Will you output the lines between the ones holding "Reproduce this chart with matplotlib." and "from matplotlib.ticker import MultipleLocator", inclusive, exactly as they stand, and only those lines, with the pictures left out?

Plotting code records:
====================
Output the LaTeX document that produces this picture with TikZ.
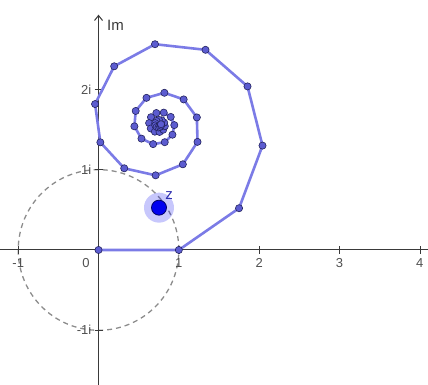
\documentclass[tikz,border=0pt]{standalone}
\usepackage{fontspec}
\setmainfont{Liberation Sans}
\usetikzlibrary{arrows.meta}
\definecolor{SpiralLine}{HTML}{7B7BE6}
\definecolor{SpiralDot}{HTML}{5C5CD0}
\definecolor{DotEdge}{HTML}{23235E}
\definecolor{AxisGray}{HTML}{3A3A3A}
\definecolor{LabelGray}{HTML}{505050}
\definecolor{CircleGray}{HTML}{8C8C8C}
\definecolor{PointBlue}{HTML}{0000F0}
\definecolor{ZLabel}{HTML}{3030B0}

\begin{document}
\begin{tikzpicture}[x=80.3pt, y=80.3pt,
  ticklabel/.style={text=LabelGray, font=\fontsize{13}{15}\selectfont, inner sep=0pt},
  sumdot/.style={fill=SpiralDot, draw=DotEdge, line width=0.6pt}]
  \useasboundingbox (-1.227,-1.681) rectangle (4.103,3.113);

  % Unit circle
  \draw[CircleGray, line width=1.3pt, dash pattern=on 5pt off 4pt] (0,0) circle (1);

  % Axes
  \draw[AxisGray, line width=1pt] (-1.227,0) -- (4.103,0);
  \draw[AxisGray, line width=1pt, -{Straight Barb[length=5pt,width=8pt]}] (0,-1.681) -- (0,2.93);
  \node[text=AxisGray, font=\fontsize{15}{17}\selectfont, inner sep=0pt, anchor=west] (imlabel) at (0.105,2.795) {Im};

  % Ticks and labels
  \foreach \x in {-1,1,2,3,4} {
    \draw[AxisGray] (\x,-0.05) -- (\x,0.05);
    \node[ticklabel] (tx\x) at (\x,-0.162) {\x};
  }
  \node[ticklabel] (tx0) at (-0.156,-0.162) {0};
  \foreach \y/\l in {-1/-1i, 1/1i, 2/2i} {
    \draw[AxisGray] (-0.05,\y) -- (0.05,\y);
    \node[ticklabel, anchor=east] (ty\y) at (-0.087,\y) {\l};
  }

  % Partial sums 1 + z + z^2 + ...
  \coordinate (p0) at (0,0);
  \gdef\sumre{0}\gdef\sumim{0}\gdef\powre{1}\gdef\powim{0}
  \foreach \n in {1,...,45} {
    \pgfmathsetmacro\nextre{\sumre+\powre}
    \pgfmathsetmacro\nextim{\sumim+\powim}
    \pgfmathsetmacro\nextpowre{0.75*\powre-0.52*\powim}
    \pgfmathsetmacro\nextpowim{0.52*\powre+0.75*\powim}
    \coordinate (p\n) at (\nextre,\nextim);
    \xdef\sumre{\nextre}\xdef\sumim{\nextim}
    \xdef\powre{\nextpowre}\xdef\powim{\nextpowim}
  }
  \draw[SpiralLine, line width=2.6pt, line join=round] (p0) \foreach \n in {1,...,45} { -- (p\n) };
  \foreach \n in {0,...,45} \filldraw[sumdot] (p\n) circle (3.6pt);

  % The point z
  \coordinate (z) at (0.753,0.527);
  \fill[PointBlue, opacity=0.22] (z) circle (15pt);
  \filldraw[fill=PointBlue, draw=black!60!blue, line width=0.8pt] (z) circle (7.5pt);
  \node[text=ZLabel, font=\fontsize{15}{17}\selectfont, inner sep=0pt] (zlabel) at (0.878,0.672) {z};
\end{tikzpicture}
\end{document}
====================
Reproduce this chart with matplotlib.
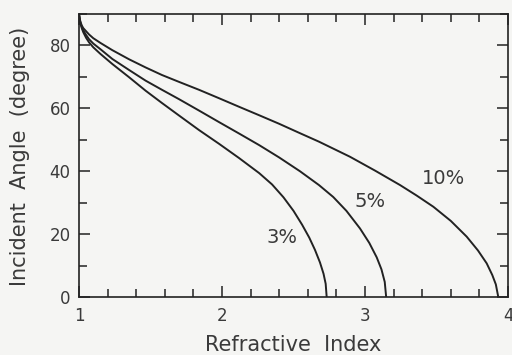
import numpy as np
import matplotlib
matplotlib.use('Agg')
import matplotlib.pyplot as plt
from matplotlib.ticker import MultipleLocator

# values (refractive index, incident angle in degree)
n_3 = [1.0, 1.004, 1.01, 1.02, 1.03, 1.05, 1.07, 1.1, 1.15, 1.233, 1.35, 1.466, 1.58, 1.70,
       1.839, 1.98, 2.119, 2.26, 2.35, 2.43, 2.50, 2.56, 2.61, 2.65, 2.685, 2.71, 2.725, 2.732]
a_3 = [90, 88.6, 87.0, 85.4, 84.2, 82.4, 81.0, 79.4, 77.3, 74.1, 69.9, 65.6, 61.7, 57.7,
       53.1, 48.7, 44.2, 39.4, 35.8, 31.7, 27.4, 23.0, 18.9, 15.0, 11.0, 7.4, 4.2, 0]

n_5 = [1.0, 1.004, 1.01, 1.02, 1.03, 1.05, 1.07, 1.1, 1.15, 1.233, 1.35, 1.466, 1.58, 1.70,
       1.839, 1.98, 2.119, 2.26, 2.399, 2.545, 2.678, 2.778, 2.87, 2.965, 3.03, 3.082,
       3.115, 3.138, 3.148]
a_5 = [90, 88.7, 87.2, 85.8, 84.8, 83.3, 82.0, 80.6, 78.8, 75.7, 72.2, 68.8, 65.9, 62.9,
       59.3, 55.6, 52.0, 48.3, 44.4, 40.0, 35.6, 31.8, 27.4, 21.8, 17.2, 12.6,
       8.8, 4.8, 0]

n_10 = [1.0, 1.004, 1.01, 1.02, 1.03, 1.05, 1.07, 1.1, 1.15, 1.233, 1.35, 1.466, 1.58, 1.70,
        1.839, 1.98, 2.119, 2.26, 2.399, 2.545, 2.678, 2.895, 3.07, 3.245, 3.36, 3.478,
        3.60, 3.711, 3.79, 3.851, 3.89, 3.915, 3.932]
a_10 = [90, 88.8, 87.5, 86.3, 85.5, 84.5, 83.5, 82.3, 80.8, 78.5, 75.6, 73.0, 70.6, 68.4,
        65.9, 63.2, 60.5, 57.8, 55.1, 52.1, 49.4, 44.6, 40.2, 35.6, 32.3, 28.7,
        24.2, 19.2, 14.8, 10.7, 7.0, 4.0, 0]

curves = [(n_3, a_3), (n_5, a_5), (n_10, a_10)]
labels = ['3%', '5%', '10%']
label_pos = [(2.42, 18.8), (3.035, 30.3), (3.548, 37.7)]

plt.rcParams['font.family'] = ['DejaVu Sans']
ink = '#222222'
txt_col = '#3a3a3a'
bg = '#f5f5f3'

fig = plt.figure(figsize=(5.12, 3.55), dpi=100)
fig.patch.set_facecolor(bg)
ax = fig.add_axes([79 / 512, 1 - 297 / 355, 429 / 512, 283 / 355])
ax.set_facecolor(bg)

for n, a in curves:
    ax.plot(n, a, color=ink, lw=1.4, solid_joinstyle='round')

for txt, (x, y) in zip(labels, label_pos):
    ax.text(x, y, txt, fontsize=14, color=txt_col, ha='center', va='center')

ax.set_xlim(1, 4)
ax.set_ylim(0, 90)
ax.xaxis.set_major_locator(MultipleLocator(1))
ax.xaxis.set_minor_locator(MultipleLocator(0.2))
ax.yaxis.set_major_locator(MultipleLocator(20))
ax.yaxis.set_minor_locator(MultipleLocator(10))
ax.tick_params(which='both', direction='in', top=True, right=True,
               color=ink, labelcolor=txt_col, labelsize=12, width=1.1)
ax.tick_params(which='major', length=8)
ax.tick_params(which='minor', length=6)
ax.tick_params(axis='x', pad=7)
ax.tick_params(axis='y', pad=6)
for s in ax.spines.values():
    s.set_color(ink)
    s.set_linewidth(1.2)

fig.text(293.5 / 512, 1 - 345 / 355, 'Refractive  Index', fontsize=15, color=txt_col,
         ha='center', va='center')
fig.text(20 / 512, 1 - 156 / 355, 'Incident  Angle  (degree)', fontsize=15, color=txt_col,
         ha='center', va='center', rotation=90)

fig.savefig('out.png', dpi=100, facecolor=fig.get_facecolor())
====================
FINISHED TASK:
Reproduce this chart with matplotlib.
import numpy as np
import matplotlib
matplotlib.use('Agg')
import matplotlib.pyplot as plt
from matplotlib.ticker import MultipleLocator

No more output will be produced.